Livingstone came to an accommodation with the 'way of the world' -
markets, private finance, the City etc - he certainly always said
"this is not the world as I would have made it", but instead stated
that he was being a pragmatist and doing the best that he could given
the way the world worked. From a transport point of view, I think he
was very effective, though my broad support for Livingstone was
certainly not without reservations. But he wasn't ever "born-again New
Labour".


My view in 2008 was "if you can't have the Mayor whose politics you
agree with, you might as well have one who knows how to run things",
so I would hugely prefer Ken to Boris from a transport point of view,
while still finding his actions unforgivable.

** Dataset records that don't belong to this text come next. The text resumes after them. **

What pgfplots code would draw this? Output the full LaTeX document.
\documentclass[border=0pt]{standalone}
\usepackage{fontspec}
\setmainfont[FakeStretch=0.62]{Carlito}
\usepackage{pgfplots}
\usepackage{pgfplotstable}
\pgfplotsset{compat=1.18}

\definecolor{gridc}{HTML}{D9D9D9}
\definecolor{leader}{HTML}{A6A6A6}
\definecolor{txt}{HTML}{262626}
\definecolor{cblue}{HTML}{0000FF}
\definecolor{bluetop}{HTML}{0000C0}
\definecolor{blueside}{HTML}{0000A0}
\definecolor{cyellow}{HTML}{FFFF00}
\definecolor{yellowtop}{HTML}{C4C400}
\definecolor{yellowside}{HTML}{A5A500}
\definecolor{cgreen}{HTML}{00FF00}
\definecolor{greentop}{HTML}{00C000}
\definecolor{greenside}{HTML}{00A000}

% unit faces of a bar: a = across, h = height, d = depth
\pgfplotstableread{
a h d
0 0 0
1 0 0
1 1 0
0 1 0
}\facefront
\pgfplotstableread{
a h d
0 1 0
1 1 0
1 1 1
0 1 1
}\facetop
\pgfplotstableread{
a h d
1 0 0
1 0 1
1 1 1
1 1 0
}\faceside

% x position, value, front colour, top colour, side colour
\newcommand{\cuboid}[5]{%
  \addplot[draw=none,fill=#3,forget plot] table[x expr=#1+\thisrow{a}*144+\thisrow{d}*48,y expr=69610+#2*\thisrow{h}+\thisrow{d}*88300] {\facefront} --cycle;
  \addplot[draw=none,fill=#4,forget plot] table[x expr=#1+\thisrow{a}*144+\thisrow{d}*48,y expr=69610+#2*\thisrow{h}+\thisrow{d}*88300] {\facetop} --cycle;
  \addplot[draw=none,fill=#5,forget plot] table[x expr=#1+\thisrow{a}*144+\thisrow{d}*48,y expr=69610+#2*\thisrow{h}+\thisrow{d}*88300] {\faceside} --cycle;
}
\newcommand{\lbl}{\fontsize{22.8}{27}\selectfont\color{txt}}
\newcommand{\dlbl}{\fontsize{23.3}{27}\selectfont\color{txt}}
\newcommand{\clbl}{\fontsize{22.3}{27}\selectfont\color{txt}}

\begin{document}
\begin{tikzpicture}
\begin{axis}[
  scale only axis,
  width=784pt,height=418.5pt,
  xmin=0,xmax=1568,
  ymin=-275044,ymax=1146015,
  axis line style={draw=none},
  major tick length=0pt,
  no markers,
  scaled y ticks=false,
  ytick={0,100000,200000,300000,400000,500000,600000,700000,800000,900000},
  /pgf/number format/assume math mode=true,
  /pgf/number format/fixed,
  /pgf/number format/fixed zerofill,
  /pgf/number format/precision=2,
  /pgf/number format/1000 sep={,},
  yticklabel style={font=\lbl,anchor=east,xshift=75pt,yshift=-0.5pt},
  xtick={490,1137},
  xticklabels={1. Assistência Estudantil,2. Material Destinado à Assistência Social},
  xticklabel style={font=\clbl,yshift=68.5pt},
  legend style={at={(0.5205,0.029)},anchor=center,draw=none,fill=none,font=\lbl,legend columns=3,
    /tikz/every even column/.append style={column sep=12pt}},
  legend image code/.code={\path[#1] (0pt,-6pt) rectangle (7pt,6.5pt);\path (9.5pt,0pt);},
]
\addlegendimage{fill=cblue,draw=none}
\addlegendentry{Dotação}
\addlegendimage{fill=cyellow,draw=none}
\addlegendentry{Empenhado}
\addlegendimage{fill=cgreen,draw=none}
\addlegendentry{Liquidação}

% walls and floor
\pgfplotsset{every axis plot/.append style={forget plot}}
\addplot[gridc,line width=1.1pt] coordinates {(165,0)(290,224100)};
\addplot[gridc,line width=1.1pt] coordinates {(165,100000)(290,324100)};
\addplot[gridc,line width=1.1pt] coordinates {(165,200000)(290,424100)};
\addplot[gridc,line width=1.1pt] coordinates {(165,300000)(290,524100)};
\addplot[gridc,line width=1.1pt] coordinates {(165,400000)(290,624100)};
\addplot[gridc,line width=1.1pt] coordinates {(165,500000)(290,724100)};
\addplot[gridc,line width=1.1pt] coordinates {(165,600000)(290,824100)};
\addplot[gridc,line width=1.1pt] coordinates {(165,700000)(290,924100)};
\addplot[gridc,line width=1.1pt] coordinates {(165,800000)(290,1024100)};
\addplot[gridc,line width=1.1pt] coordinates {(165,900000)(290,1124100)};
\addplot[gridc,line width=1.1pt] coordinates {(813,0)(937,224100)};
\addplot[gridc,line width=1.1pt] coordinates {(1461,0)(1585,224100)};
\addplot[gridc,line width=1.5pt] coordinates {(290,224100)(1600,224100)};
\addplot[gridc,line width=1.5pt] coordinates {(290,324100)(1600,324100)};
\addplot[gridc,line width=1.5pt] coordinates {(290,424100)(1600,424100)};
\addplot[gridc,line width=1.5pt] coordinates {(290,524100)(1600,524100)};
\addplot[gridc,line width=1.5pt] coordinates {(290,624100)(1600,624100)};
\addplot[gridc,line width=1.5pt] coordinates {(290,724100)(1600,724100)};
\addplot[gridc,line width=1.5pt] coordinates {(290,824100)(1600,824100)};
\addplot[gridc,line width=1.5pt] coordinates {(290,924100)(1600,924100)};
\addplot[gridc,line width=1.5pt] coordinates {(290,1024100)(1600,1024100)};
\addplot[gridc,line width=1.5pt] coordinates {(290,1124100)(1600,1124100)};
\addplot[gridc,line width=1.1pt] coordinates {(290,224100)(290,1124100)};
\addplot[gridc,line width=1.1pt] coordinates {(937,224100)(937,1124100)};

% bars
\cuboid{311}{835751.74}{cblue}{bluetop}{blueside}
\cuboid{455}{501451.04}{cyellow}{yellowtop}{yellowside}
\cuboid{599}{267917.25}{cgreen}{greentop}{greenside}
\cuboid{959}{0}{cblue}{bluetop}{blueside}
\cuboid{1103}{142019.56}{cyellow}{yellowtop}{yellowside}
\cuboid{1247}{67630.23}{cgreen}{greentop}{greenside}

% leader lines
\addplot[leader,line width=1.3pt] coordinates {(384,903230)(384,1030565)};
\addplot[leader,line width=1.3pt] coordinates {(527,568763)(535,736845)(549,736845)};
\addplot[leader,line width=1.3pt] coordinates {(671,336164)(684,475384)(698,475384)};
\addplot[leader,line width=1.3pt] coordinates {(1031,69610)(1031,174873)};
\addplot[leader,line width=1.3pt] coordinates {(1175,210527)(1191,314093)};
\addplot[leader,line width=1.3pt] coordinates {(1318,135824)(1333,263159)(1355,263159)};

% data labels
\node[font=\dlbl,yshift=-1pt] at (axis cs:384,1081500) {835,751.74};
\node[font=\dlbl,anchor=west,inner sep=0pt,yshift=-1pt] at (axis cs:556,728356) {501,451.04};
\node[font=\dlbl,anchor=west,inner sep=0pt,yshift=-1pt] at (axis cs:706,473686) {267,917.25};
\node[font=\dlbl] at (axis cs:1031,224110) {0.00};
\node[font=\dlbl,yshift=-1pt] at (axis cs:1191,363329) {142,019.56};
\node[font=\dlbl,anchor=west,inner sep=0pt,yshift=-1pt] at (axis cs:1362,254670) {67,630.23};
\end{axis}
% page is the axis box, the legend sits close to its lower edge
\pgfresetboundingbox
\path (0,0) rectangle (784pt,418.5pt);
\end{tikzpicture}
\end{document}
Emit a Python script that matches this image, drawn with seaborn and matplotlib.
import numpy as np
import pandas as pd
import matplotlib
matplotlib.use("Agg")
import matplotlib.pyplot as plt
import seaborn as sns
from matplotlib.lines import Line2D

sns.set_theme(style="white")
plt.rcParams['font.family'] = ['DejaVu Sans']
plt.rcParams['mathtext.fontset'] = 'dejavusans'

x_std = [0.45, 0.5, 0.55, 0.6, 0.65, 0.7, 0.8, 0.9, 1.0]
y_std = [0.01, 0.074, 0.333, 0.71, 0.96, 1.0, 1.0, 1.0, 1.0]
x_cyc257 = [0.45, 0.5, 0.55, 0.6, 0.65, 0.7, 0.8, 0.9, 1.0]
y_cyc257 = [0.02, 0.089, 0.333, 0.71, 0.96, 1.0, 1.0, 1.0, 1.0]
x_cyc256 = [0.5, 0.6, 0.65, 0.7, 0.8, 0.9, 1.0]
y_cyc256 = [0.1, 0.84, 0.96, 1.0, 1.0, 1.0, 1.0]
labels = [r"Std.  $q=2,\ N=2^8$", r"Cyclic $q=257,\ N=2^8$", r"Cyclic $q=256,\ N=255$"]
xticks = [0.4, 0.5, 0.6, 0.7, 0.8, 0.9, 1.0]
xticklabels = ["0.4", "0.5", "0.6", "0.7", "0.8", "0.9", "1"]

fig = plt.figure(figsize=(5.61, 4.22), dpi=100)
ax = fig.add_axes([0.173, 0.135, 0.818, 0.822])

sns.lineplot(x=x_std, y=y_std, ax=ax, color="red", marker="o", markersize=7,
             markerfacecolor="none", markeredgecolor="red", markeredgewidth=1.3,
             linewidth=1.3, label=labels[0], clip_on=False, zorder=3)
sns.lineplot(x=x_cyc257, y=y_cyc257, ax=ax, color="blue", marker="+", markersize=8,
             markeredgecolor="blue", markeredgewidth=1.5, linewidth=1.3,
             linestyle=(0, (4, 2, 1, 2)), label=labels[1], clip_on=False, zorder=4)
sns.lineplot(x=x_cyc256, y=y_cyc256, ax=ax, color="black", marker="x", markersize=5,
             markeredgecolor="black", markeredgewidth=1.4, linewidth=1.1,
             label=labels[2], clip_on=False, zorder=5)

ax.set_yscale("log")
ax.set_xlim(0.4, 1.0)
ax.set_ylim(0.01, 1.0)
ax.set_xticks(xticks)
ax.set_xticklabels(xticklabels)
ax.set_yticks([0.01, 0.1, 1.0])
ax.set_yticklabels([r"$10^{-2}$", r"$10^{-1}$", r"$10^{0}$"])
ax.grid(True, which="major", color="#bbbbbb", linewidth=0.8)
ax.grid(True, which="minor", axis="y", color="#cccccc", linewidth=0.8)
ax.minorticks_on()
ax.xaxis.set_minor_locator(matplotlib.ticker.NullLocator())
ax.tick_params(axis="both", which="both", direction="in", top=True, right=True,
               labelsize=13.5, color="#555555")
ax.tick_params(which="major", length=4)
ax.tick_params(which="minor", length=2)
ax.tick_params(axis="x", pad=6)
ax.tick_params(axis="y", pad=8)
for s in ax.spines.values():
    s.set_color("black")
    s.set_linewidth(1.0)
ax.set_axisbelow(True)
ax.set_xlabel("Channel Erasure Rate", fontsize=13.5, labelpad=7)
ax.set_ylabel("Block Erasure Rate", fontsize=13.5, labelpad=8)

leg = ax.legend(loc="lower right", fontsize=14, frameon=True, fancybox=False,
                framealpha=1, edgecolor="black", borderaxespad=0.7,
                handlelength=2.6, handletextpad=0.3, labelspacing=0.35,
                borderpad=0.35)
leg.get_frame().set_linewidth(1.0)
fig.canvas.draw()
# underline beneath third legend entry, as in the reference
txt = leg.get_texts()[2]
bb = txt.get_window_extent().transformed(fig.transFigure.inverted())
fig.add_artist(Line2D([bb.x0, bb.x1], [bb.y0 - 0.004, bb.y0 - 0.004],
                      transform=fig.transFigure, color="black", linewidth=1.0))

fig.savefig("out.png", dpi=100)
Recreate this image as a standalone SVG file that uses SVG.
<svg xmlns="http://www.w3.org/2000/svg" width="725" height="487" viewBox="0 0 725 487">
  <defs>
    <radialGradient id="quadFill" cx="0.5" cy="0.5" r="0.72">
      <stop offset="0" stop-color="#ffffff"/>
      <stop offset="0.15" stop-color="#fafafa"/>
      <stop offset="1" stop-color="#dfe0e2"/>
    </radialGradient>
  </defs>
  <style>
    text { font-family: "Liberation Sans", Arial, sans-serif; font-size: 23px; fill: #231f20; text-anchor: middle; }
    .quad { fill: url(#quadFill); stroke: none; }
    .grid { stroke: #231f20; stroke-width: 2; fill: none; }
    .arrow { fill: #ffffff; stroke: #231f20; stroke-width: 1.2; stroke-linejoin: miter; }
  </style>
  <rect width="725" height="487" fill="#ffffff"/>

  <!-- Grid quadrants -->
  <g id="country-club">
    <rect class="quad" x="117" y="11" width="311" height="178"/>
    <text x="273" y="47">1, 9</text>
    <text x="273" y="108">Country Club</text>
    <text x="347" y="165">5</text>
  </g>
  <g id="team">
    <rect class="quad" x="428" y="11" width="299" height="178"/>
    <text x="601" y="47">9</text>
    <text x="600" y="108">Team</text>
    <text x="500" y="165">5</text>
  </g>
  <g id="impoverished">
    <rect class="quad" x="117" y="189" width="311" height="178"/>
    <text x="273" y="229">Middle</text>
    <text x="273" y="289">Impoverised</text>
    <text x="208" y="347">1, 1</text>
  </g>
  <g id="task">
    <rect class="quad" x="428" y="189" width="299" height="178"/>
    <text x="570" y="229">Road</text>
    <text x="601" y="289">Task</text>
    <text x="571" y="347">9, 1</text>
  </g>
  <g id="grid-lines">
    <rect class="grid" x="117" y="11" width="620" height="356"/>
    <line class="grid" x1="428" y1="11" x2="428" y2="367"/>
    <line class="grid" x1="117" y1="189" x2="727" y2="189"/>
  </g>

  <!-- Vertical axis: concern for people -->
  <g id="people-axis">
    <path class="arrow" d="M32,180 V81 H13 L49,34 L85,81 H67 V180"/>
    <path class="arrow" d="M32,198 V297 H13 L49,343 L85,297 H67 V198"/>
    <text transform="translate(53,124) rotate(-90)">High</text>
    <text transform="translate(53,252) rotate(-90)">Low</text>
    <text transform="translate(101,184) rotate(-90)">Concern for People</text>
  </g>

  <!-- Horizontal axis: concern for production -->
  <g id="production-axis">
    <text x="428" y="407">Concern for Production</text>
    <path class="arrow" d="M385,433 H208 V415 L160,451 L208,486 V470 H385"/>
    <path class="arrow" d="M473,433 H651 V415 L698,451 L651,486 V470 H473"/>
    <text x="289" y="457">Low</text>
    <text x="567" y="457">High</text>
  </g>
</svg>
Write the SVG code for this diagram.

What galls most is that he rejoined at a time when Blair was in real
trouble over Iraq. The timing gave Blair a huge boost at a time when
he might have been on the verge of withdrawing troops from Iraq. I
think it was total cynicism from Blair to have him back as a winner,
and opportunism from Ken, but he must have known what a boost he was
giving to everything he supposedly opposed, like the continued
occupation etc.

And I think that Ken's original position was to oppose the creation of
directly-elected Mayors as undermining local democracy. That's a
position I agreed with at the time and still do. Any Mayor other than
Ken simply gives their party overall control while local
representatives have little power. Labour, never expecting to be able
to lose, wanted anyone other than Ken for that reason.